I am trying to make a heatmap of a dissimilar matrix that a lot of NAs. However, I ran into problems when trying to perform clustering. Without clustering the heatmap works fine. I do not want to impute/remove the NAs. Is there anyway to perform clustering? I understand that with NAs calculating distance is a problem but there should be a way around it, right?

I get the following error message:

" Error in hclust(get_dist(submat, distance), method = method) : NA/NaN/Inf in foreign function call (arg 10)
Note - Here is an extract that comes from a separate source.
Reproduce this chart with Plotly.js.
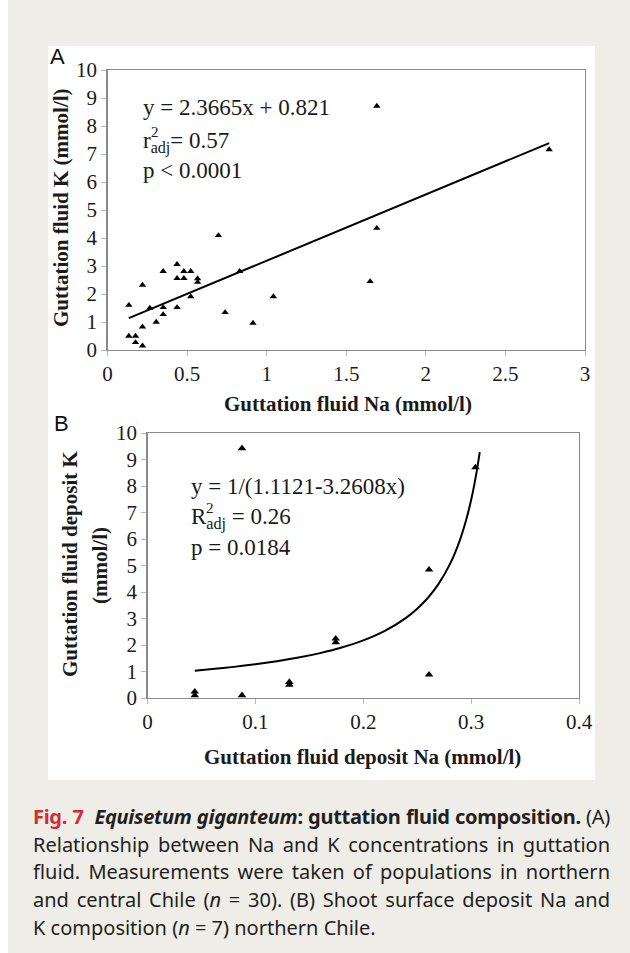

In addition: Warning message: NA exists in the matrix, calculating distance by removing NA values."

Edit:

The data I am using is an unusual matrix with a lot of NAs. Perhaps this is the problem? But I would like to visualize these NAs in the heatmap as well. So only cluster rows but not the columns.

dissimilar matrix example

Wolfje
  • 1
  • 4

2 Answers2

1

I'm not sure why you are getting that error. The dist function should handle NAs by default. Below is an example. Also, you might want to simply compute your distance matrix first, and then feed to hclust. The vegan package can calculate many distance metrics, and you can specify if NAs should be removed:

# data
set.seed(1)
x <- matrix(rnorm(100), nrow = 5)
df <- matrix(rnorm(100), nrow = 5)

# make missing values
nvals <- length(c(df))
set.seed(1)
df[sample(x = nvals, size = nvals*0.1)] <- NaN

# distance "euclidean"
hc <- hclust(dist(df), method = "ave")
plot(hc)


# other distance metrics
D <- vegdist(df, method = "manhattan", na.rm = TRUE)
hc <- hclust(D, method = "ave")
plot(hc)
Marc in the box
  • 11,769
  • 4
  • 47
  • 97
  • Thanks Marc. I see in your example, the data has only a few NAs which might help with clustering anyway. Please take a look at the example I added now to my question. The table has a lot of NAs for many rows. I do not want to delete them but wanna visualize them in the heatmap. – Wolfje Jun 09 '21 at 08:50
  • The issue is probably when you have zero values that match between any two samples - then you can not calculate a distance metric. You will likely have to filter out samples that contain too many NAs – Marc in the box Jun 09 '21 at 09:27
  • Yes, I am aware of that solution when you remove them, it is possible to cluster. But, there should be a way to visualize them without filtering out any sample. I'll keep looking. – Wolfje Jun 09 '21 at 09:41
0

Okay, I managed to solve this problem. I had to do simple imputation. I just replaced all NAs with a "constant".

Then I can visualize the entire dataset without removing any samples or rows, cluster both rows and columns. Then, when I want to plot where the NAs are in the dataset, I just had to give the "constant" a specific colour in any plot.

In this way, I treat all the NAs the same without assigning NAs in each row/column a value based on other samples (such as mean/median/regression methods). This method works best for my dataset without skewing them in any direction.

Wolfje
  • 1
  • 4